At the end of december, Time will be launching their new "comfort goemetry" - taller headtube, specific wishbone and integrated seatmast and more areas with Vectran - for even more comfort but as it will have a monobloc front triangle and BB30.
All Time bikes are handmade in France and they offer a lifetime warranty. Unlike all the other manufacturers, they don't use pre-impregnated carbon, they use RTM (resin Transfer model - the epoxy is injected in the mold after the carbon has been layered) like you would find on Formula 1 cars or some airplane pieces.
You can take a look at the manufacturing process here: TheTimeSport's Channel - YouTube


----------



## TomcatD (Nov 9, 2011)

Does anyone have info on the VRS Fluidity?
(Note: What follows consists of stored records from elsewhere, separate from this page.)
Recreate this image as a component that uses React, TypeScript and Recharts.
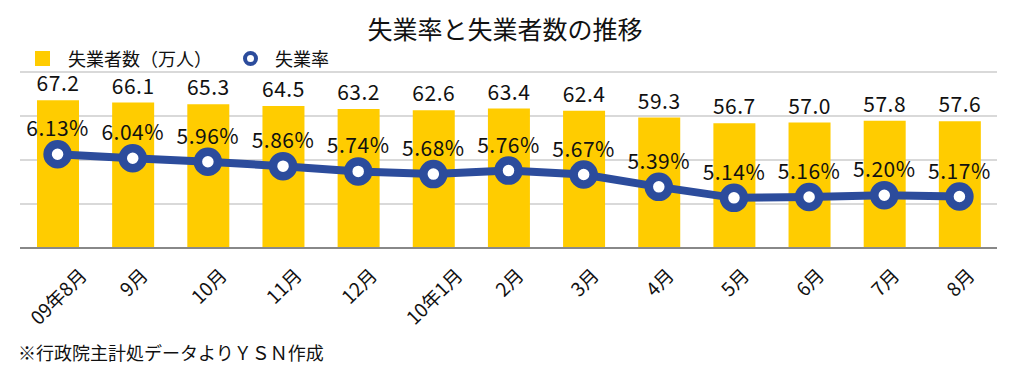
import React from "react";
import {
  ComposedChart, Bar, Line, XAxis, YAxis, CartesianGrid, LabelList,
} from "recharts";

const months = ["09年8月", "9月", "10月", "11月", "12月", "10年1月", "2月", "3月", "4月", "5月", "6月", "7月", "8月"];
const unemployed = [67.2, 66.1, 65.3, 64.5, 63.2, 62.6, 63.4, 62.4, 59.3, 56.7, 57.0, 57.8, 57.6];
const rate = [6.13, 6.04, 5.96, 5.86, 5.74, 5.68, 5.76, 5.67, 5.39, 5.14, 5.16, 5.20, 5.17];

const data = months.map((m, i) => ({ month: m, unemployed: unemployed[i], rate: rate[i] }));

const FONT = '"Noto Sans CJK JP", "Noto Sans", sans-serif';
const YELLOW = "#FFCC00";
const BLUE = "#2C4C9C";
const TICK_SIZE = 19;

// rough label width so the rotated box can be centred under the bar (like Excel does)
function labelWidth(s: string) {
  let w = 0;
  for (const ch of s) w += /[0-9]/.test(ch) ? 0.56 * TICK_SIZE : TICK_SIZE;
  return w;
}

function MonthTick({ x, y, payload }: any) {
  const len = labelWidth(String(payload.value));
  const cy = y + 8 + 0.354 * (len + TICK_SIZE);
  return (
    <text
      x={x}
      y={cy}
      textAnchor="middle"
      dominantBaseline="central"
      fontSize={TICK_SIZE}
      fill="#111"
      fontFamily={FONT}
      transform={`rotate(-45 ${x} ${cy})`}
    >
      {payload.value}
    </text>
  );
}

export default function App() {
  return (
    <div style={{ position: "absolute", left: 0, top: 0, width: 1018, height: 371, background: "#fff", fontFamily: FONT, color: "#111" }}>
      <div style={{ position: "absolute", left: 0, width: 1010, top: 12, textAlign: "center", fontSize: 25, lineHeight: "32px" }}>
        失業率と失業者数の推移
      </div>

      <div style={{ position: "absolute", left: 35, top: 46, display: "flex", alignItems: "center", fontSize: 18, lineHeight: "24px" }}>
        <span style={{ width: 15, height: 15, background: YELLOW, display: "inline-block", marginRight: 18 }} />
        <span>失業者数（万人）</span>
        <span style={{ width: 7, height: 7, border: `4px solid ${BLUE}`, borderRadius: "50%", display: "inline-block", marginLeft: 31, marginRight: 17 }} />
        <span>失業率</span>
      </div>

      <ComposedChart
        width={1018}
        height={371}
        data={data}
        margin={{ top: 72, right: 21, left: 20, bottom: 23 }}
        style={{ fontFamily: FONT }}
      >
        <CartesianGrid yAxisId="left" vertical={false} stroke="#d9d9d9" strokeWidth={2} />
        <XAxis
          dataKey="month"
          interval={0}
          height={100}
          tickLine={false}
          axisLine={{ stroke: "#888", strokeWidth: 2 }}
          tick={<MonthTick />}
        />
        <YAxis yAxisId="left" hide domain={[0, 80]} ticks={[0, 20, 40, 60, 80]} />
        <YAxis yAxisId="right" hide orientation="right" domain={[4, 8]} />
        <Bar yAxisId="left" dataKey="unemployed" fill={YELLOW} barSize={42} isAnimationActive={false}>
          <LabelList
            dataKey="unemployed"
            position="top"
            offset={9}
            fontSize={21}
            letterSpacing={0.5}
            fill="#111"
            formatter={(v: any) => Number(v).toFixed(1)}
          />
        </Bar>
        <Line
          yAxisId="right"
          dataKey="rate"
          stroke={BLUE}
          strokeWidth={8}
          dot={{ r: 10, stroke: BLUE, strokeWidth: 8.5, fill: "#fff" }}
          isAnimationActive={false}
        >
          <LabelList
            dataKey="rate"
            position="top"
            offset={18}
            fontSize={21}
            letterSpacing={0.5}
            fill="#111"
            formatter={(v: any) => Number(v).toFixed(2) + "%"}
          />
        </Line>
      </ComposedChart>

      <div style={{ position: "absolute", left: 18, top: 340, fontSize: 18, lineHeight: "24px" }}>
        ※行政院主計処データよりＹＳＮ作成
      </div>
    </div>
  );
}
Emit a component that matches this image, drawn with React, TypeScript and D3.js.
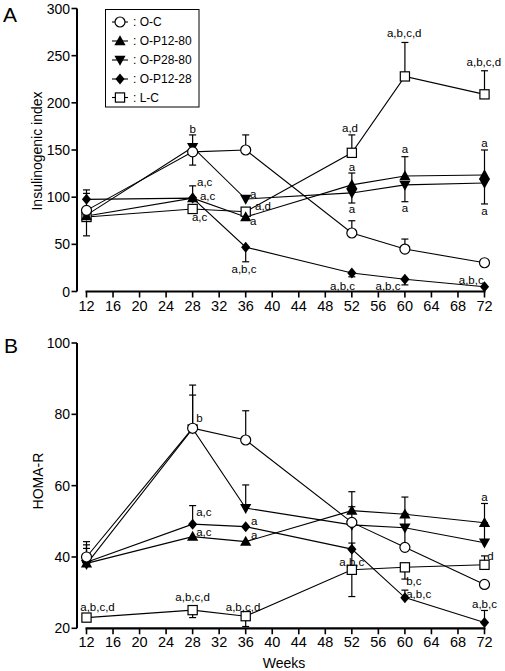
import React from "react";
import * as d3 from "d3";

const weeks = [12, 28, 36, 52, 60, 72];
const xTicks = [12, 16, 20, 24, 28, 32, 36, 40, 44, 48, 52, 56, 60, 64, 68, 72];
const yTicksA = [0, 50, 100, 150, 200, 250, 300];
const yTicksB = [20, 40, 60, 80, 100];
const seriesNames = ["O-C", "O-P12-80", "O-P28-80", "O-P12-28", "L-C"];
const seriesShapes = ["circle", "triUp", "triDown", "diamond", "square"];
const drawOrder = [4, 3, 1, 2, 0];

// Panel A: Insulinogenic index
const ocA = [86, 148, 150, 62, 45, 30.5];
const op1280A = [80, 99, 79, 113, 122.5, 123.5];
const op2880A = [81, 153, 98, 104.5, 113, 115];
const op1228A = [97.7, 99, 47, 19.6, 13, 5];
const lcA = [79, 87.5, 84.6, 147, 228, 209];
// errors as [down, up]
const ocAErr = [[0, 18], [14, 0], [0, 16], [0, 13], [0, 10.6], [0, 0]];
const op1280AErr = [[0, 0], [0, 13], [0, 0], [0, 12.6], [0, 20.4], [0, 26.5]];
const op2880AErr = [[0, 0], [0, 13], [0, 0], [10.7, 0], [17.8, 0], [22.2, 0]];
const op1228AErr = [[0, 10], [0, 0], [15.5, 0], [4, 0], [6, 0], [0, 0]];
const lcAErr = [[20, 0], [0, 0], [0, 0], [0, 19], [0, 36], [0, 25]];

// Panel B: HOMA-R
const ocB = [40, 76.1, 72.8, 49.7, 42.7, 32.3];
const op1280B = [38.2, 45.7, 44.3, 53, 52, 49.6];
const op2880B = [38, 76, 53.7, 49, 48.2, 44];
const op1228B = [38.5, 49.2, 48.5, 42.2, 28.6, 21.6];
const lcB = [23, 25.1, 23.4, 36.4, 37.1, 37.8];
const ocBErr = [[0, 4.3], [0, 12.1], [0, 8.2], [0, 4.4], [0, 9.5], [0, 0]];
const op1280BErr = [[0, 0], [0, 0], [0, 0], [0, 5.3], [0, 4.8], [0, 5.4]];
const op2880BErr = [[0, 5.4], [0, 9.4], [0, 6.5], [0, 0], [0, 0], [0, 5.6]];
const op1228BErr = [[0, 3.9], [0, 5.2], [0, 0], [0, 7], [0, 2.1], [0, 3.4]];
const lcBErr = [[0, 0], [2.1, 0], [2.9, 0], [7.5, 7.5], [3.3, 0], [0, 2.5]];

// annotation labels: text, week, value, anchor
const annTextA = ["b", "a,c", "a,c", "a,c", "a", "a,d", "a", "a,b,c", "a,d", "a", "a", "a", "a", "a", "a", "a,b,c,d", "a,b,c,d", "a,b,c", "a,b,c", "a,b,c"];
const annWeekA = [28, 28.66, 29.1, 27.9, 36.65, 37.4, 36.65, 35.74, 51.73, 52, 52, 60, 60, 72, 72, 59.9, 71.9, 50.6, 57.45, 70];
const annValA = [168, 112, 97.5, 74.7, 99.1, 86.4, 70.5, 19.6, 169, 127.7, 82.7, 146.8, 84.3, 153, 81, 269.8, 239, 1.6, 1.6, 8];
const annAnchorA = ["middle", "start", "start", "start", "start", "start", "start", "middle", "middle", "middle", "middle", "middle", "middle", "middle", "middle", "middle", "middle", "middle", "middle", "middle"];

const annTextB = ["b", "a,c", "a,c", "a", "a", "a,b,c,d", "a,b,c,d", "a,b,c,d", "a,b,c", "b,c", "a,b,c", "a,b,c", "d", "a"];
const annWeekB = [28.53, 28.53, 28.53, 36.8, 36.8, 13.66, 28, 35.6, 52, 60.2, 60.2, 72, 72.4, 72];
const annValB = [77.9, 51.6, 45.8, 48.9, 45.1, 24.85, 27.65, 24.85, 37.5, 32.1, 28.5, 25.7, 39.15, 55.7];
const annAnchorB = ["start", "start", "start", "start", "start", "middle", "middle", "middle", "middle", "start", "start", "middle", "start", "middle"];

const FONT = "'Liberation Sans', Arial, Helvetica, sans-serif";

const x = d3.scaleLinear().domain([12, 72]).range([86.5, 484.5]);
const yA = d3.scaleLinear().domain([0, 300]).range([291.5, 8.5]);
const yB = d3.scaleLinear().domain([20, 100]).range([628.3, 343]);

function Marker({ shape, cx, cy }: { shape: string; cx: number; cy: number }) {
  if (shape === "circle")
    return <circle cx={cx} cy={cy} r={5} fill="white" stroke="black" strokeWidth={1.2} />;
  if (shape === "square")
    return <rect x={cx - 4.6} y={cy - 4.6} width={9.2} height={9.2} fill="white" stroke="black" strokeWidth={1.2} />;
  if (shape === "triUp")
    return <path d={`M${cx},${cy - 5.8}L${cx + 5.6},${cy + 4.2}L${cx - 5.6},${cy + 4.2}Z`} fill="black" />;
  if (shape === "triDown")
    return <path d={`M${cx},${cy + 5.8}L${cx + 5.6},${cy - 4.2}L${cx - 5.6},${cy - 4.2}Z`} fill="black" />;
  return <path d={`M${cx},${cy - 5.5}L${cx + 4.6},${cy}L${cx},${cy + 5.5}L${cx - 4.6},${cy}Z`} fill="black" />;
}

function Panel({
  y, yTicks, series, errs, annText, annWeek, annVal, annAnchor,
}: {
  y: d3.ScaleLinear<number, number>;
  yTicks: number[];
  series: number[][];
  errs: number[][][];
  annText: string[];
  annWeek: number[];
  annVal: number[];
  annAnchor: string[];
}) {
  const [ymin, ymax] = y.domain();
  const axisY = y(ymin);
  const line = d3.line<number>().x((_, i) => x(weeks[i])).y((v) => y(v));
  return (
    <g>
      <line x1={77} x2={77} y1={y(ymax)} y2={y(ymin)} stroke="black" strokeWidth={2} />
      {yTicks.map((t) => (
        <g key={t}>
          <line x1={71.5} x2={77} y1={y(t)} y2={y(t)} stroke="black" strokeWidth={1.6} />
          <text x={70} y={y(t)} dy="0.36em" textAnchor="end" fontSize={14} fontFamily={FONT}>{t}</text>
        </g>
      ))}
      <line x1={x(12) - 1} x2={x(72) + 1} y1={axisY} y2={axisY} stroke="black" strokeWidth={2.2} />
      {xTicks.map((t) => (
        <g key={t}>
          <line x1={x(t)} x2={x(t)} y1={axisY} y2={axisY + 6} stroke="black" strokeWidth={1.6} />
          <text x={x(t)} y={axisY + 19} textAnchor="middle" fontSize={14.5} fontFamily={FONT}>{t}</text>
        </g>
      ))}
      {drawOrder.map((s) => (
        <path key={"l" + s} d={line(series[s]) || ""} fill="none" stroke="black" strokeWidth={1.1} />
      ))}
      {drawOrder.map((s) =>
        series[s].map((v, i) => {
          const [dn, up] = errs[s][i];
          const cx = x(weeks[i]);
          const out: any[] = [];
          if (up > 0) {
            out.push(<line key={"eu" + i} x1={cx} x2={cx} y1={y(v)} y2={y(v + up)} stroke="black" strokeWidth={1.2} />);
            out.push(<line key={"cu" + i} x1={cx - 3.5} x2={cx + 3.5} y1={y(v + up)} y2={y(v + up)} stroke="black" strokeWidth={1.2} />);
          }
          if (dn > 0) {
            out.push(<line key={"ed" + i} x1={cx} x2={cx} y1={y(v)} y2={y(v - dn)} stroke="black" strokeWidth={1.2} />);
            out.push(<line key={"cd" + i} x1={cx - 3.5} x2={cx + 3.5} y1={y(v - dn)} y2={y(v - dn)} stroke="black" strokeWidth={1.2} />);
          }
          return <g key={"e" + s + "-" + i}>{out}</g>;
        })
      )}
      {drawOrder.map((s) =>
        series[s].map((v, i) => (
          <Marker key={"m" + s + "-" + i} shape={seriesShapes[s]} cx={x(weeks[i])} cy={y(v)} />
        ))
      )}
      {annText.map((t, i) => (
        <text key={"a" + i} x={x(annWeek[i])} y={y(annVal[i])} textAnchor={annAnchor[i] as any} fontSize={11.5} fontFamily={FONT} fill="black">{t}</text>
      ))}
    </g>
  );
}

export default function App() {
  const legendY = [22, 41, 60, 79, 97.5];
  return (
    <svg width={505} height={671} style={{ position: "absolute", left: 0, top: 0, background: "white" }}>
      <rect width={505} height={671} fill="white" />
      <text x={3} y={22} fontSize={21} fontFamily={FONT}>A</text>
      <text x={4} y={353} fontSize={21} fontFamily={FONT}>B</text>
      <text transform="translate(42,151) rotate(-90)" textAnchor="middle" fontSize={14} fontFamily={FONT}>Insulinogenic index</text>
      <text transform="translate(43,481) rotate(-90)" textAnchor="middle" fontSize={14} fontFamily={FONT}>HOMA-R</text>
      <text x={284} y={668} textAnchor="middle" fontSize={14} fontFamily={FONT}>Weeks</text>
      <Panel
        y={yA}
        yTicks={yTicksA}
        series={[ocA, op1280A, op2880A, op1228A, lcA]}
        errs={[ocAErr, op1280AErr, op2880AErr, op1228AErr, lcAErr]}
        annText={annTextA}
        annWeek={annWeekA}
        annVal={annValA}
        annAnchor={annAnchorA}
      />
      <Panel
        y={yB}
        yTicks={yTicksB}
        series={[ocB, op1280B, op2880B, op1228B, lcB]}
        errs={[ocBErr, op1280BErr, op2880BErr, op1228BErr, lcBErr]}
        annText={annTextB}
        annWeek={annWeekB}
        annVal={annValB}
        annAnchor={annAnchorB}
      />
      <rect x={105.5} y={9.5} width={93.5} height={97.5} fill="white" stroke="black" strokeWidth={1} />
      {seriesNames.map((n, i) => (
        <g key={n}>
          <line x1={112} x2={128} y1={legendY[i]} y2={legendY[i]} stroke="black" strokeWidth={1.1} />
          <Marker shape={seriesShapes[i]} cx={120} cy={legendY[i]} />
          <text x={133} y={legendY[i]} dy="0.36em" fontSize={12} fontFamily={FONT}>{": " + n}</text>
        </g>
      ))}
    </svg>
  );
}
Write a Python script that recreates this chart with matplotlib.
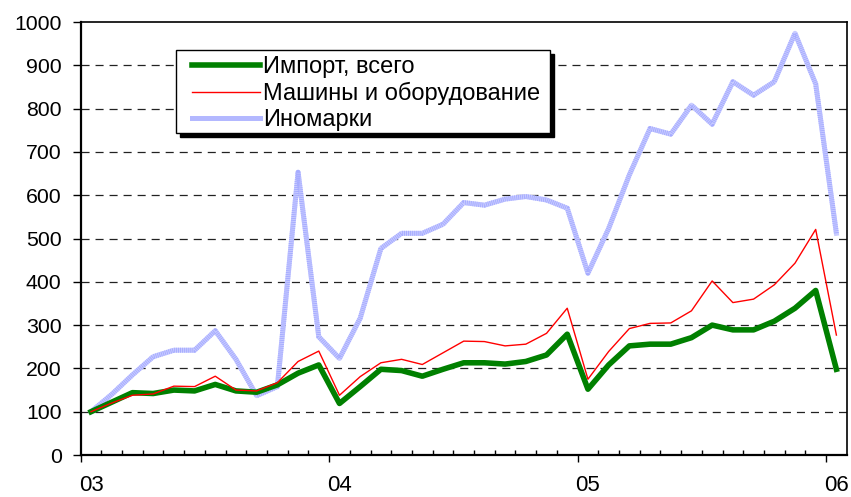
import numpy as np
import matplotlib
matplotlib.use("Agg")
import matplotlib.pyplot as plt
from matplotlib.patches import Rectangle
from matplotlib.lines import Line2D
import matplotlib.transforms as mtransforms

plt.rcParams['font.family'] = ['Liberation Sans', 'DejaVu Sans']
plt.rcParams['lines.scale_dashes'] = False

#------------------------------------------------------------------------------#
# Data: monthly values, Jan 2003 .. Jan 2006 (Jan 2003 = 100)                  #
#------------------------------------------------------------------------------#
import_total = [100, 122, 144, 142, 150, 148, 163, 148, 145, 162, 189, 208,
                119, 158, 198, 195, 182, 198, 213, 213, 210, 216, 231, 279,
                152, 208, 252, 256, 256, 271, 300, 289, 289, 309, 339, 380,
                198]
machines = [100, 120, 138, 141, 159, 158, 182, 150, 148, 167, 216, 240,
            138, 181, 213, 221, 209, 236, 263, 262, 252, 256, 281, 339,
            175, 239, 292, 304, 305, 333, 402, 352, 360, 393, 443, 521,
            277]
foreign_cars = [100, 140, 185, 227, 242, 242, 287, 221, 137, 158, 653, 273,
                223, 316, 477, 512, 512, 533, 583, 577, 591, 597, 589, 570,
                420, 523, 647, 754, 741, 808, 764, 862, 831, 862, 974, 857,
                512]

year_labels = ['03', '04', '05', '06']
legend_labels = ['Импорт, всего', 'Машины и оборудование', 'Иномарки']

x = np.arange(len(import_total))

#------------------------------------------------------------------------------#
# Figure                                                                       #
#------------------------------------------------------------------------------#
fig = plt.figure(figsize=(8.51, 4.97), dpi=100)
ax = fig.add_axes([0.0948, 0.0845, 0.9002, 0.8712])

# dashed grid
for v in range(100, 1000, 100):
    ax.axhline(v, color='#222222', linewidth=0.9, dashes=(5.8, 4.3), zorder=1)

# lines
l1, = ax.plot(x, import_total, color='#008000', linewidth=4.0, zorder=4)
l2, = ax.plot(x, machines, color='#ff0000', linewidth=1.0, zorder=5)
ax.plot(x, foreign_cars, color='#c9ccff', linewidth=3.6, zorder=3)
ax.plot(x, foreign_cars, color='#a6acff', linewidth=3.6, dashes=(0.7, 0.7),
        zorder=3)

ax.set_xlim(-0.5, len(x) - 0.5)
ax.set_ylim(0, 1000)

# y axis
ax.set_yticks(range(0, 1001, 100))
ax.tick_params(axis='y', direction='out', length=5.8, width=1.0, pad=8,
               labelsize=15.3)

# x axis: labels under Jan of each year, month ticks inside
ax.set_xticks([0, 12, 24, 36])
ax.set_xticklabels(year_labels)
ax.tick_params(axis='x', which='major', length=0, pad=14.5, labelsize=16)
month_edges = [k - 0.5 for k in range(1, len(x)) if k % 12 != 0]
ax.set_xticks(month_edges, minor=True)
ax.tick_params(axis='x', which='minor', direction='in', length=3.8, width=1.0)

# year ticks pointing out
sec = ax.secondary_xaxis('bottom')
sec.set_xticks([-0.5, 11.5, 23.5, 35.5])
sec.tick_params(direction='out', length=5, width=1.0, labelbottom=False)
sec.spines['bottom'].set_visible(False)

for s in ['left', 'bottom']:
    ax.spines[s].set_linewidth(1.6)
for s in ['top', 'right']:
    ax.spines[s].set_linewidth(1.2)

#------------------------------------------------------------------------------#
# Legend: box with a black drop shadow, legend drawn inside                    #
#------------------------------------------------------------------------------#
box_x, box_y, box_w, box_h = 0.125, 0.744, 0.488, 0.191
shadow_tr = ax.transAxes + mtransforms.ScaledTranslation(4 / 100, -4 / 100,
                                                         fig.dpi_scale_trans)
ax.add_patch(Rectangle((box_x, box_y), box_w, box_h, transform=shadow_tr,
                       facecolor='black', edgecolor='black', zorder=9))
ax.add_patch(Rectangle((box_x, box_y), box_w, box_h, transform=ax.transAxes,
                       facecolor='white', edgecolor='black', linewidth=1.0,
                       zorder=9.5))

leg_blue = Line2D([], [], color='#b3b8ff', linewidth=3.6)
leg = ax.legend([l1, l2, leg_blue], legend_labels, loc='upper left',
                bbox_to_anchor=(0.1455, 0.921), borderaxespad=0,
                fontsize=17, frameon=False, handlelength=2.88,
                handletextpad=0.13, labelspacing=0.16, borderpad=0)
leg.set_zorder(10)

fig.savefig('out.png', dpi=100)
That may be more like what im looking for. Just watched the ad on Youtube.


----------



## Timegal (Mar 29, 2010)

Here is a presentation of it from Interbike:
Interbike 2011 - 2012 Time Lineup of Pedals and Frames - YouTube
VRS Fluidity is at 2:53 - so sorry for my accent


----------



## Mapei (Feb 3, 2004)

Mouthwatering selection of stuff. Particularly the Fluidity and the one that combines the gentler tubes with the race geometry. But what is this stenless steel?


----------



## TomcatD (Nov 9, 2011)

Timegal are You in the interbike video? im very interested in the NX or the VRS. i need to find a place that i can try them. can you help?


----------



## TomcatD (Nov 9, 2011)

I am located in Brooklyn NY and the only store that i have found that carries Time has a no test ride policy. looking for a dealer in or around NYC where i could compare the NX with the VRS.


----------



## Timegal (Mar 29, 2010)

TomcatD said:


> Timegal are You in the interbike video? im very interested in the NX or the VRS. i need to find a place that i can try them. can you help?


Yes, that's me.
Where are you located?


----------



## TomcatD (Nov 9, 2011)

*Time*

Timegal, I am located in brooklyn NY. I am willing to travel, maybe a few hours if i have to. Please let me know if you can help. thnaks Tom


----------



## Timegal (Mar 29, 2010)

R&A in Brooklyn, NY is our local dealer. You should get in touch with them


----------



## EvilEuro (Sep 28, 2005)

Timegal said:


> Here is a presentation of it from Interbike:
> 
> VRS Fluidity is at 2:53 - so sorry for my accent


You have nothing to apologize for. I met you at Interbike in 2010 and after your knowledge of your products your accent was the thing that made you unique.


----------